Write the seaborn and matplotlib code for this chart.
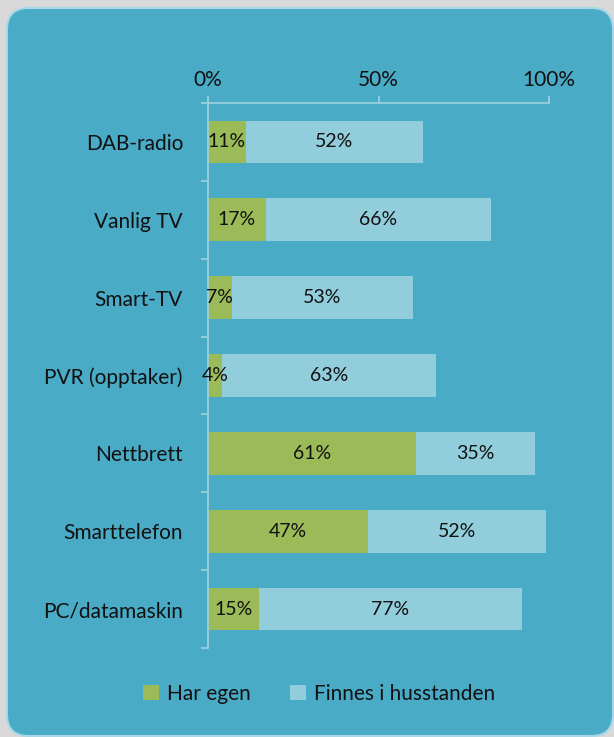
import matplotlib
matplotlib.use("Agg")
import matplotlib.pyplot as plt
from matplotlib.patches import FancyBboxPatch, Patch
import seaborn as sns
import numpy as np
import pandas as pd

categories = ["DAB-radio", "Vanlig TV", "Smart-TV", "PVR (opptaker)", "Nettbrett", "Smarttelefon", "PC/datamaskin"]
har_egen = [11, 17, 7, 4, 61, 47, 15]
finnes = [52, 66, 53, 63, 35, 52, 77]
series_names = ["Har egen", "Finnes i husstanden"]
xticks = [0, 50, 100]
xtick_labels = ["0%", "50%", "100%"]

GREEN = "#9BBB59"
LIGHT = "#92CDDC"
TEAL = "#4AABC6"
AXC = "#9FD2E0"
FS = 15
FS_VAL = 14

sns.set_theme(style="white")
plt.rcParams["font.family"] = ["Lato", "DejaVu Sans"]

fig = plt.figure(figsize=(6.14, 7.37), dpi=100)
fig.patch.set_facecolor("#D9D9D9")
box = FancyBboxPatch((7 / 614, 1 - 736 / 737), 606 / 614, 728 / 737,
                     boxstyle="round,pad=0,rounding_size=0.035",
                     transform=fig.transFigure, facecolor=TEAL,
                     edgecolor="#A8D8E6", linewidth=1.5, mutation_aspect=614 / 737,
                     zorder=-10)
fig.patches.append(box)

ax = fig.add_axes([208 / 614, 1 - 648 / 737, 341 / 614, 545 / 737])
ax.set_zorder(5)
ax.set_facecolor("none")

df = pd.DataFrame({"cat": categories, "har": har_egen, "fin": finnes})
df["total"] = df["har"] + df["fin"]

sns.barplot(data=df, x="total", y="cat", orient="h", color=LIGHT, saturation=1,
            width=0.55, ax=ax, linewidth=0)
sns.barplot(data=df, x="har", y="cat", orient="h", color=GREEN, saturation=1,
            width=0.55, ax=ax, linewidth=0)

for i, (h, f) in enumerate(zip(har_egen, finnes)):
    ax.text(h / 2, i, f"{h}%", ha="center", va="center", fontsize=FS_VAL, color="#111111")
    ax.text(h + f / 2, i, f"{f}%", ha="center", va="center", fontsize=FS_VAL, color="#111111")

ax.set_xlim(0, 100)
ax.set_ylim(len(categories) - 0.5, -0.5)
ax.set_xlabel("")
ax.set_ylabel("")

ax.xaxis.tick_top()
ax.set_xticks(xticks)
ax.set_xticklabels(xtick_labels, fontsize=FS, color="#111111")
ax.tick_params(axis="x", which="major", direction="out", length=5, width=1.2,
               color=AXC, pad=4, top=True, bottom=False)

ax.set_yticks(np.arange(-0.5, len(categories), 1.0))
ax.set_yticklabels([])
ax.set_yticks(np.arange(len(categories)), minor=True)
ax.set_yticklabels(categories, minor=True, fontsize=FS, color="#111111")
ax.tick_params(axis="y", which="major", direction="out", length=5, width=1.2, color=AXC, left=True)
ax.tick_params(axis="y", which="minor", length=0, pad=18, left=True)

for s in ["right", "bottom"]:
    ax.spines[s].set_visible(False)
for s in ["top", "left"]:
    ax.spines[s].set_visible(True)
    ax.spines[s].set_color(AXC)
    ax.spines[s].set_linewidth(1.2)

handles = [Patch(facecolor=GREEN, edgecolor="none"), Patch(facecolor=LIGHT, edgecolor="none")]
fig.legend(handles, series_names, loc="center", bbox_to_anchor=(0.52, 1 - 694 / 737),
           ncol=2, frameon=False, fontsize=FS, handlelength=0.75, handleheight=0.75,
           handletextpad=0.4, columnspacing=1.9, labelcolor="#111111")

fig.savefig("out.png", dpi=100, facecolor=fig.get_facecolor())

*GIVEN INSTRUCTION*.
Write out each line again precisely as it appears, skipping every picture.

*ANSWER TO THIS TASK*.
Write the seaborn and matplotlib code for this chart.
import matplotlib
matplotlib.use("Agg")
import matplotlib.pyplot as plt
from matplotlib.patches import FancyBboxPatch, Patch
import seaborn as sns
import numpy as np
import pandas as pd

categories = ["DAB-radio", "Vanlig TV", "Smart-TV", "PVR (opptaker)", "Nettbrett", "Smarttelefon", "PC/datamaskin"]
har_egen = [11, 17, 7, 4, 61, 47, 15]
finnes = [52, 66, 53, 63, 35, 52, 77]
series_names = ["Har egen", "Finnes i husstanden"]
xticks = [0, 50, 100]
xtick_labels = ["0%", "50%", "100%"]

GREEN = "#9BBB59"
LIGHT = "#92CDDC"
TEAL = "#4AABC6"
AXC = "#9FD2E0"
FS = 15
FS_VAL = 14

sns.set_theme(style="white")
plt.rcParams["font.family"] = ["Lato", "DejaVu Sans"]

fig = plt.figure(figsize=(6.14, 7.37), dpi=100)
fig.patch.set_facecolor("#D9D9D9")
box = FancyBboxPatch((7 / 614, 1 - 736 / 737), 606 / 614, 728 / 737,
                     boxstyle="round,pad=0,rounding_size=0.035",
                     transform=fig.transFigure, facecolor=TEAL,
                     edgecolor="#A8D8E6", linewidth=1.5, mutation_aspect=614 / 737,
                     zorder=-10)
fig.patches.append(box)

ax = fig.add_axes([208 / 614, 1 - 648 / 737, 341 / 614, 545 / 737])
ax.set_zorder(5)
ax.set_facecolor("none")

df = pd.DataFrame({"cat": categories, "har": har_egen, "fin": finnes})
df["total"] = df["har"] + df["fin"]

sns.barplot(data=df, x="total", y="cat", orient="h", color=LIGHT, saturation=1,
            width=0.55, ax=ax, linewidth=0)
sns.barplot(data=df, x="har", y="cat", orient="h", color=GREEN, saturation=1,
            width=0.55, ax=ax, linewidth=0)

for i, (h, f) in enumerate(zip(har_egen, finnes)):
    ax.text(h / 2, i, f"{h}%", ha="center", va="center", fontsize=FS_VAL, color="#111111")
    ax.text(h + f / 2, i, f"{f}%", ha="center", va="center", fontsize=FS_VAL, color="#111111")

ax.set_xlim(0, 100)
ax.set_ylim(len(categories) - 0.5, -0.5)
ax.set_xlabel("")
ax.set_ylabel("")

ax.xaxis.tick_top()
ax.set_xticks(xticks)
ax.set_xticklabels(xtick_labels, fontsize=FS, color="#111111")
ax.tick_params(axis="x", which="major", direction="out", length=5, width=1.2,
               color=AXC, pad=4, top=True, bottom=False)

ax.set_yticks(np.arange(-0.5, len(categories), 1.0))
ax.set_yticklabels([])
ax.set_yticks(np.arange(len(categories)), minor=True)
ax.set_yticklabels(categories, minor=True, fontsize=FS, color="#111111")
ax.tick_params(axis="y", which="major", direction="out", length=5, width=1.2, color=AXC, left=True)
ax.tick_params(axis="y", which="minor", length=0, pad=18, left=True)

for s in ["right", "bottom"]:
    ax.spines[s].set_visible(False)
for s in ["top", "left"]:
    ax.spines[s].set_visible(True)
    ax.spines[s].set_color(AXC)
    ax.spines[s].set_linewidth(1.2)

handles = [Patch(facecolor=GREEN, edgecolor="none"), Patch(facecolor=LIGHT, edgecolor="none")]
fig.legend(handles, series_names, loc="center", bbox_to_anchor=(0.52, 1 - 694 / 737),
           ncol=2, frameon=False, fontsize=FS, handlelength=0.75, handleheight=0.75,
           handletextpad=0.4, columnspacing=1.9, labelcolor="#111111")

fig.savefig("out.png", dpi=100, facecolor=fig.get_facecolor())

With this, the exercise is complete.